Meaningless Final Revision Of Q4 GDP Sees US Economy Growing 2.1% Ahead Of Coming Depression

Meaningless Final Revision Of Q4 GDP Sees US Economy Growing 2.1% Ahead Of Coming Depression

With the Labor Department reporting that an unprecedented 3.3 million initial jobless claim were filed in the past week as the economy collapsed due to the Wu Flu shutdown, the last thing anyone will care about is what happened in the US economy in the end of 2019, but just for the sake of continuity, we will note that the BEA reported that in its final estimate of Q4 GDP, it saw Q4 GDP rise 2.1%, just as expected, and unchanged from the second revision.

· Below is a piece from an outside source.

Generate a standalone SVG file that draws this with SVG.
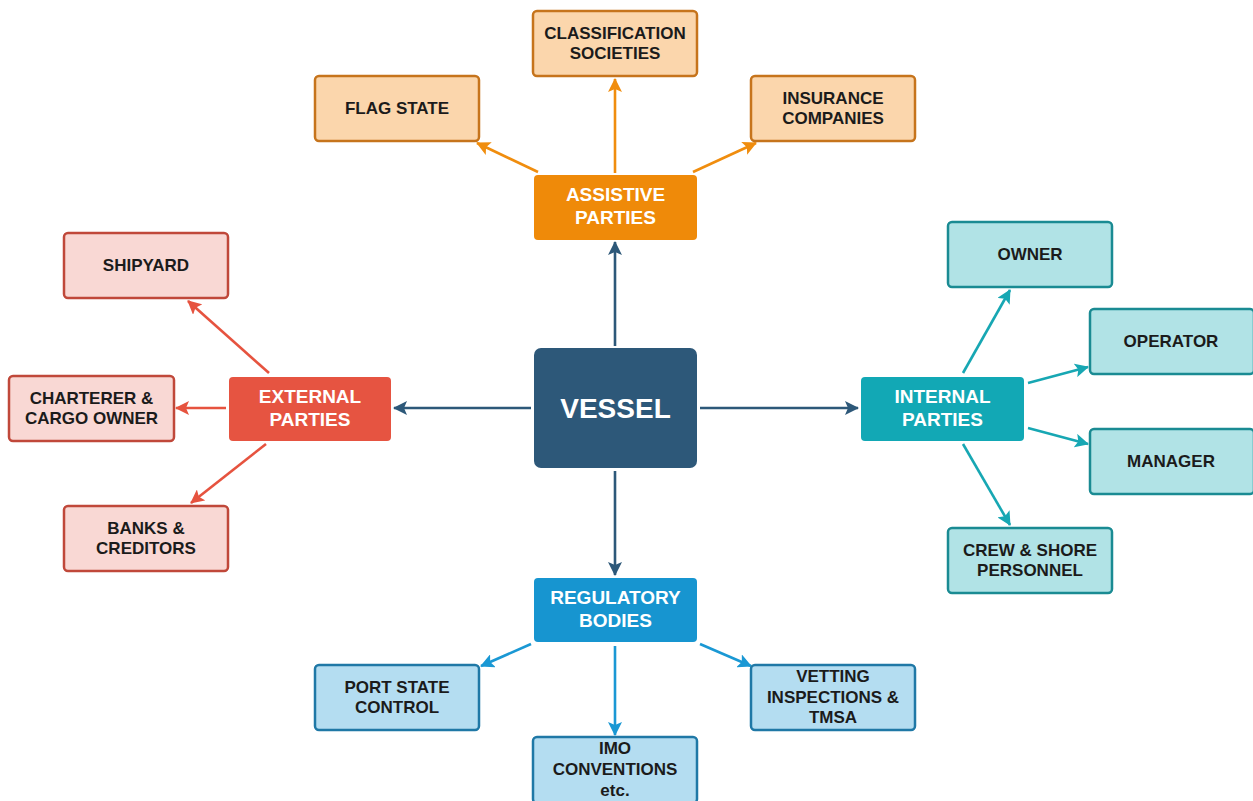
<svg xmlns="http://www.w3.org/2000/svg" width="1253" height="801" viewBox="0 0 1253 801">
  <style>
    text { font-family: "Liberation Sans", Arial, sans-serif; font-weight: bold; text-anchor: middle; }
    .child { font-size: 17px; fill: #1b1b1b; }
    .parent { font-size: 19px; fill: #ffffff; }
    .hub { font-size: 28px; fill: #ffffff; }
    .box { stroke-width: 2.5; }
    .ast-c { fill: #fbd6ac; stroke: #c6741c; }
    .ext-c { fill: #f9d8d4; stroke: #c0483a; }
    .int-c { fill: #b1e3e6; stroke: #1a8b93; }
    .reg-c { fill: #b4ddf1; stroke: #1f78a6; }
    .ln { fill: none; stroke-width: 2.6; }
  </style>
  <defs>
    <marker id="ah-main" markerUnits="userSpaceOnUse" markerWidth="14" markerHeight="14" refX="13" refY="7" orient="auto"><path d="M0,0 L14,7 L0,14 L3,7 z" fill="#2d5879"/></marker>
    <marker id="ah-ast" markerUnits="userSpaceOnUse" markerWidth="14" markerHeight="14" refX="13" refY="7" orient="auto"><path d="M0,0 L14,7 L0,14 L3,7 z" fill="#f08d0e"/></marker>
    <marker id="ah-ext" markerUnits="userSpaceOnUse" markerWidth="14" markerHeight="14" refX="13" refY="7" orient="auto"><path d="M0,0 L14,7 L0,14 L3,7 z" fill="#e6533f"/></marker>
    <marker id="ah-int" markerUnits="userSpaceOnUse" markerWidth="14" markerHeight="14" refX="13" refY="7" orient="auto"><path d="M0,0 L14,7 L0,14 L3,7 z" fill="#17a7b3"/></marker>
    <marker id="ah-reg" markerUnits="userSpaceOnUse" markerWidth="14" markerHeight="14" refX="13" refY="7" orient="auto"><path d="M0,0 L14,7 L0,14 L3,7 z" fill="#1a98d4"/></marker>
  </defs>

  <rect width="1253" height="801" fill="#ffffff"/>

  <!-- connectors -->
  <g id="connectors">
    <g stroke="#2d5879" class="ln" marker-end="url(#ah-main)">
      <line x1="615" y1="346" x2="615" y2="242"/>
      <line x1="531" y1="408" x2="394" y2="408"/>
      <line x1="700" y1="408" x2="858" y2="408"/>
      <line x1="615" y1="471" x2="615" y2="575"/>
    </g>
    <g stroke="#f08d0e" class="ln" marker-end="url(#ah-ast)">
      <line x1="615" y1="173" x2="615" y2="79"/>
      <line x1="538" y1="172" x2="477" y2="143"/>
      <line x1="693" y1="172" x2="756" y2="143"/>
    </g>
    <g stroke="#e6533f" class="ln" marker-end="url(#ah-ext)">
      <line x1="269" y1="373" x2="188" y2="301"/>
      <line x1="226" y1="408" x2="176" y2="408"/>
      <line x1="266" y1="444" x2="191" y2="503"/>
    </g>
    <g stroke="#17a7b3" class="ln" marker-end="url(#ah-int)">
      <line x1="963" y1="373" x2="1010" y2="290"/>
      <line x1="1028" y1="383" x2="1088" y2="367"/>
      <line x1="1028" y1="428" x2="1088" y2="444"/>
      <line x1="963" y1="444" x2="1010" y2="525"/>
    </g>
    <g stroke="#1a98d4" class="ln" marker-end="url(#ah-reg)">
      <line x1="531" y1="644" x2="481" y2="666"/>
      <line x1="615" y1="646" x2="615" y2="735"/>
      <line x1="700" y1="644" x2="751" y2="666"/>
    </g>
  </g>

  <!-- hub -->
  <g id="vessel">
    <rect x="534" y="348" width="163" height="120" rx="7" fill="#2d5879"/>
    <text class="hub" x="615.5" y="418">VESSEL</text>
  </g>

  <!-- assistive parties -->
  <g id="assistive">
    <rect x="534" y="175" width="163" height="65" rx="4" fill="#ef8a09"/>
    <text class="parent" x="615.5" y="201">ASSISTIVE</text>
    <text class="parent" x="615.5" y="224">PARTIES</text>
  </g>
  <g id="classification">
    <rect class="box ast-c" x="533" y="11" width="164" height="65" rx="4"/>
    <text class="child" x="615" y="39">CLASSIFICATION</text>
    <text class="child" x="615" y="59">SOCIETIES</text>
  </g>
  <g id="flag-state">
    <rect class="box ast-c" x="315" y="76" width="164" height="65" rx="4"/>
    <text class="child" x="397" y="114">FLAG STATE</text>
  </g>
  <g id="insurance">
    <rect class="box ast-c" x="751" y="76" width="164" height="65" rx="4"/>
    <text class="child" x="833" y="104">INSURANCE</text>
    <text class="child" x="833" y="124">COMPANIES</text>
  </g>

  <!-- external parties -->
  <g id="external">
    <rect x="229" y="377" width="162" height="64" rx="4" fill="#e65441"/>
    <text class="parent" x="310" y="403">EXTERNAL</text>
    <text class="parent" x="310" y="426">PARTIES</text>
  </g>
  <g id="shipyard">
    <rect class="box ext-c" x="64" y="233" width="164" height="65" rx="4"/>
    <text class="child" x="146" y="271">SHIPYARD</text>
  </g>
  <g id="charterer">
    <rect class="box ext-c" x="9" y="376" width="165" height="65" rx="4"/>
    <text class="child" x="91.5" y="404">CHARTERER &amp;</text>
    <text class="child" x="91.5" y="424">CARGO OWNER</text>
  </g>
  <g id="banks">
    <rect class="box ext-c" x="64" y="506" width="164" height="65" rx="4"/>
    <text class="child" x="146" y="534">BANKS &amp;</text>
    <text class="child" x="146" y="554">CREDITORS</text>
  </g>

  <!-- internal parties -->
  <g id="internal">
    <rect x="861" y="377" width="163" height="64" rx="4" fill="#12a8b5"/>
    <text class="parent" x="942.5" y="403">INTERNAL</text>
    <text class="parent" x="942.5" y="426">PARTIES</text>
  </g>
  <g id="owner">
    <rect class="box int-c" x="948" y="222" width="164" height="65" rx="4"/>
    <text class="child" x="1030" y="260">OWNER</text>
  </g>
  <g id="operator">
    <rect class="box int-c" x="1090" y="309" width="164" height="65" rx="4"/>
    <text class="child" x="1171" y="347">OPERATOR</text>
  </g>
  <g id="manager">
    <rect class="box int-c" x="1090" y="429" width="164" height="65" rx="4"/>
    <text class="child" x="1171" y="467">MANAGER</text>
  </g>
  <g id="crew">
    <rect class="box int-c" x="948" y="528" width="164" height="65" rx="4"/>
    <text class="child" x="1030" y="556">CREW &amp; SHORE</text>
    <text class="child" x="1030" y="576">PERSONNEL</text>
  </g>

  <!-- regulatory bodies -->
  <g id="regulatory">
    <rect x="534" y="578" width="163" height="64" rx="4" fill="#1795d0"/>
    <text class="parent" x="615.5" y="604">REGULATORY</text>
    <text class="parent" x="615.5" y="627">BODIES</text>
  </g>
  <g id="port-state">
    <rect class="box reg-c" x="315" y="665" width="164" height="65" rx="4"/>
    <text class="child" x="397" y="693">PORT STATE</text>
    <text class="child" x="397" y="713">CONTROL</text>
  </g>
  <g id="imo">
    <rect class="box reg-c" x="533" y="737" width="164" height="66" rx="4"/>
    <text class="child" x="615" y="754">IMO</text>
    <text class="child" x="615" y="775">CONVENTIONS</text>
    <text class="child" x="615" y="796">etc.</text>
  </g>
  <g id="vetting">
    <rect class="box reg-c" x="751" y="665" width="164" height="65" rx="4"/>
    <text class="child" x="833" y="682">VETTING</text>
    <text class="child" x="833" y="703">INSPECTIONS &amp;</text>
    <text class="child" x="833" y="723">TMSA</text>
  </g>
</svg>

Compared to the second estimate, the unrevised GDP growth rate primarily reflected an upward revision to consumer spending that was largely offset by downward revisions to federal government spending and business investment. Here is how the contributions to the bottom line changed from the last estimate:

  • Personal Consumption: 1.17% in 2nd revision vs 1.24% in final
  • Fixed Investment: -0.09% in 2nd revision vs -0.09% in final
  • Change in Private Inventories: -0.98% in 2nd revision vs -0.98% in final
  • Exports: 0.24% in 2nd revision vs 0.24% in final
  • Imports: 1.29% in 2nd revision vs 1.27% in final
  • Government consumption: 0.46% in 2nd revision vs 0.44% in final

What is most surprising about these data is how little changed between the 2nd estimate and the final one, almost as if the BEA took a sick break and instead of actually updating the data just carried over whatever it had already published. Luckily, with the US sinking into a depression as it heads into a quarter where GDP may crash as much as -50% according to Fed president James Bullard, none of this matters.